Even in university I did almost only radio, maybe because writing in French always felt like a bit of an extra hurdle. But I have grown to love the medium of radio and I don’t necessarily intend on turning my back on it. Delano’s Newsmakers podcast series shows the variety in types of content that we can produce here. And there are always personal projects that are waiting on the sidelines. Switching my writing style from the more upbeat and fluid radio type to that of online and print publications has been a challenge. But I am glad I no longer have to write, record and edit my work before it can see the light of day.
How do people react back home when you tell them you live in Luxembourg?
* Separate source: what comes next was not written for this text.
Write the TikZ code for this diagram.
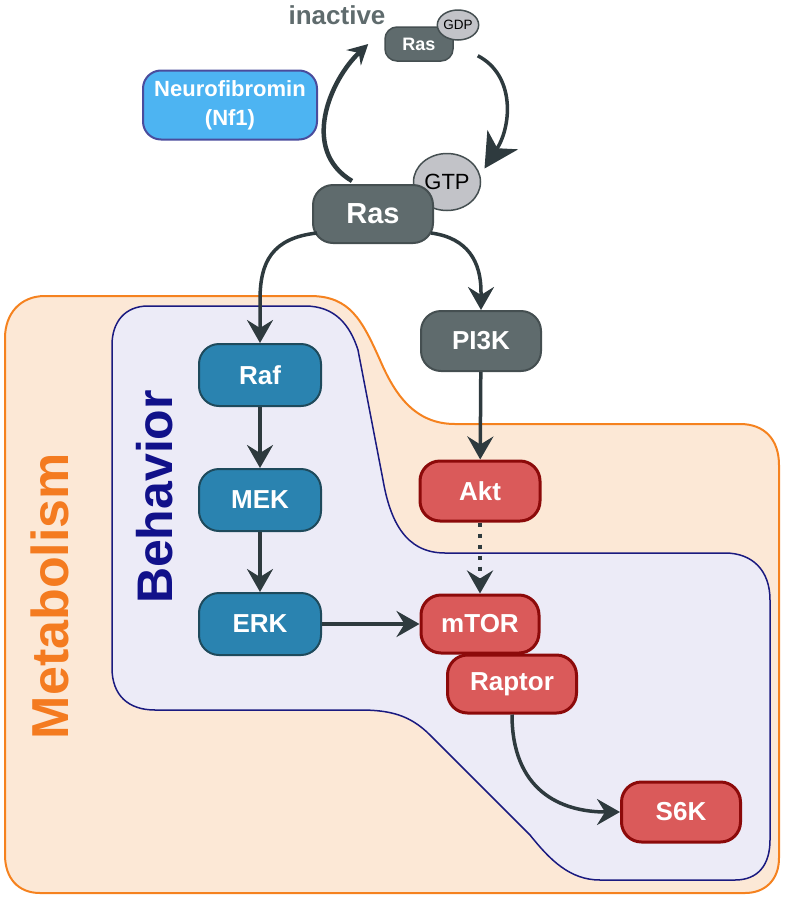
\documentclass[tikz,border=0pt]{standalone}
\usepackage{fontspec}
\setmainfont{Liberation Sans}
\usetikzlibrary{arrows.meta,shapes.geometric}

\definecolor{metafill}{HTML}{FCE8D6}
\definecolor{metaline}{HTML}{F5821F}
\definecolor{behfill}{HTML}{ECEBF7}
\definecolor{behline}{HTML}{1A1A80}
\definecolor{rasgray}{HTML}{5F6B6D}
\definecolor{rasline}{HTML}{454F51}
\definecolor{gtpgray}{HTML}{C2C3C8}
\definecolor{kinblue}{HTML}{2A83B0}
\definecolor{kinline}{HTML}{1E4A5C}
\definecolor{torred}{HTML}{DA5A5A}
\definecolor{torline}{HTML}{8C0A0A}
\definecolor{nfblue}{HTML}{4DB4F2}
\definecolor{nfline}{HTML}{4A4C9C}
\definecolor{arrowgray}{HTML}{2E3A3E}
\definecolor{metatext}{HTML}{F47B20}
\definecolor{behtext}{HTML}{11118A}

\begin{document}
\begin{tikzpicture}[x=1pt,y=-1pt,
    protbox/.style={rounded corners=20pt,minimum width=120pt,minimum height=60pt,
      inner sep=0pt,line width=2pt,text=white,font=\fontsize{26}{28}\selectfont\bfseries},
    graybox/.style={protbox,fill=rasgray,draw=rasline},
    bluebox/.style={protbox,fill=kinblue,draw=kinline},
    redbox/.style={protbox,fill=torred,draw=torline,line width=3pt},
    nucl/.style={ellipse,fill=gtpgray,draw=rasline,line width=1.5pt,inner sep=0pt},
    link/.style={draw=arrowgray,line width=3.5pt,-{Stealth[length=23pt,width=26pt,inset=8pt]}},
    cyc/.style={draw=arrowgray,line width=4.5pt}]
  \useasboundingbox (0,0) rectangle (786,900);
  % metabolism region
  \filldraw[fill=metafill,draw=metaline,line width=2pt]
    (5,338) .. controls (5,314) and (20,296) .. (45,296) -- (310,296)
    .. controls (350,296) and (362,320) .. (380,360)
    .. controls (395,395) and (415,424) .. (455,424) -- (740,424)
    .. controls (765,424) and (779,440) .. (779,465) -- (779,858)
    .. controls (779,880) and (765,893) .. (745,893) -- (40,893)
    .. controls (18,893) and (5,878) .. (5,855) -- cycle;
  % behavior region
  \filldraw[fill=behfill,draw=behline,line width=1.5pt]
    (112,345) .. controls (112,322) and (125,306) .. (148,306) -- (305,306)
    .. controls (335,306) and (350,325) .. (358,350) -- (383,480)
    .. controls (390,520) and (405,553) .. (445,553) -- (725,553)
    .. controls (752,553) and (770,570) .. (770,600) -- (770,840)
    .. controls (770,865) and (758,880) .. (735,880) -- (600,880)
    .. controls (570,880) and (550,860) .. (530,835) -- (430,735)
    .. controls (410,715) and (390,710) .. (360,710) -- (155,710)
    .. controls (128,710) and (112,695) .. (112,668) -- cycle;
  \node[rotate=90,text=metatext,font=\fontsize{52}{52}\selectfont\bfseries] (meta) at (50,596) {Metabolism};
  \node[rotate=90,text=behtext,font=\fontsize{50}{50}\selectfont\bfseries] (beh) at (155,497) {Behavior};
  % ras cycle
  \node[text=rasgray,font=\fontsize{26}{28}\selectfont\bfseries] (inact) at (337,15) {inactive};
  \node[graybox,minimum width=68pt,minimum height=34pt,rounded corners=12pt,line width=1.5pt,
    font=\fontsize{18}{18}\selectfont\bfseries] (rasI) at (419,44) {Ras};
  \node[nucl,minimum width=39pt,minimum height=30pt,font=\fontsize{13.5}{14}\selectfont] (gdp) at (458,25) {GDP};
  \node[nucl,minimum width=67pt,minimum height=57pt,font=\fontsize{22}{22}\selectfont] (gtp) at (447,182) {GTP};
  \node[graybox,minimum height=58pt,font=\fontsize{29}{30}\selectfont\bfseries] (ras) at (373,214) {Ras};
  \node[protbox,fill=nfblue,draw=nfline,minimum width=174pt,minimum height=69pt,rounded corners=18pt,
    align=center,font=\fontsize{22}{29}\selectfont\bfseries] (nf) at (230,105) {Neurofibromin\\(Nf1)};
  \draw[cyc,-{Stealth[length=20pt,width=21pt,inset=7pt]}] ([xshift=-21pt,yshift=3pt]ras.north)
    .. controls (300,150) and (330,80) .. ([xshift=-16pt]rasI.west);
  \draw[cyc,line width=3.5pt,-{Stealth[length=34pt,width=36pt,inset=10pt]}] ([xshift=24pt,yshift=6pt]rasI.south east)
    .. controls (515,75) and (512,125) .. ([xshift=6pt,yshift=2pt]gtp.20);
  % pathway nodes
  \foreach \name/\lab/\y in {raf/Raf/375, mek/MEK/500, erk/ERK/624}
    \node[bluebox,minimum width=122pt,minimum height=62pt] (\name) at (260,\y) {\lab};
  \node[graybox] (pi3k) at (481,341) {PI3K};
  \node[redbox] (akt) at (480,491) {Akt};
  \node[redbox,minimum width=118pt,minimum height=58pt] (mtor) at (480,624) {mTOR};
  \node[redbox,minimum width=129pt,minimum height=58pt] (raptor) at (512,684) {Raptor};
  \node[redbox,minimum width=119pt] (s6k) at (681,812) {S6K};
  % signalling arrows
  \draw[link] ([xshift=5pt,yshift=11pt]ras.south west) .. controls (272,238) and (260,262) .. (260,300) -- (raf.north);
  \draw[link] ([xshift=-3pt,yshift=11pt]ras.south east) .. controls (468,238) and (481,262) .. (481,292) -- (pi3k.north);
  \foreach \a/\b in {raf/mek, mek/erk, pi3k/akt}
    \draw[link] (\a) -- (\b);
  \draw[link] (erk.east) -- (mtor.west);
  \draw[link,line width=4pt,dash pattern=on 4pt off 7pt] (akt.south) -- (mtor.north);
  \draw[link] (raptor.south) .. controls (512,790) and (560,812) .. (s6k.west);
\end{tikzpicture}
\end{document}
When I go home to Bulgaria, which is usually for the holidays and in the summer, people are rather surprised to find out I live in Luxembourg. Not only because I’ve moved from one of the EU’s member states which often finds itself at the bottom of Eurostat’s various charts to one that is often near the top. But also, because it’s not a popular destination for Bulgarians. There aren’t that many of us here. In fairness, there is a little bit from everywhere in Luxembourg, which is the part that people find intriguing. And that is what keeps me here as well. Everyone is the odd one out, which is why no one is. All the while, being part of the international community doesn’t necessarily mean being excluded by the locals. You just have to make the first step sometimes. Back home, I’ve already had to explain the oddity of Belgium’s functioning as a state while I was studying there, but Luxembourg adds another dimension to what multiculturalism is. Yes, where I’m from people don’t know that there is a Luxembourgish language, but they are surprised the most to learn that 200,000 people cross the border each day to simply go to work in the grand duchy.
How do you unwind?
For me, the lockdown period was a great way to refocus and to find once again that which makes me enjoy my time the best. I still like browsing Urbandictionary.com and laughing at the newest internet slang. I do my best to not let the gap between myself and Gen Z get too big. But some things are inevitable. And as any millennial would tell you, social media can be a bit of a drag. So, I used the many weeks off during lockdown to go back to taking walks in the forest, working out, doing yoga and compiling a long pile of books to read. My newest favourite activity is asking someone about one book that has made a really strong impression on them and then eventually reading it.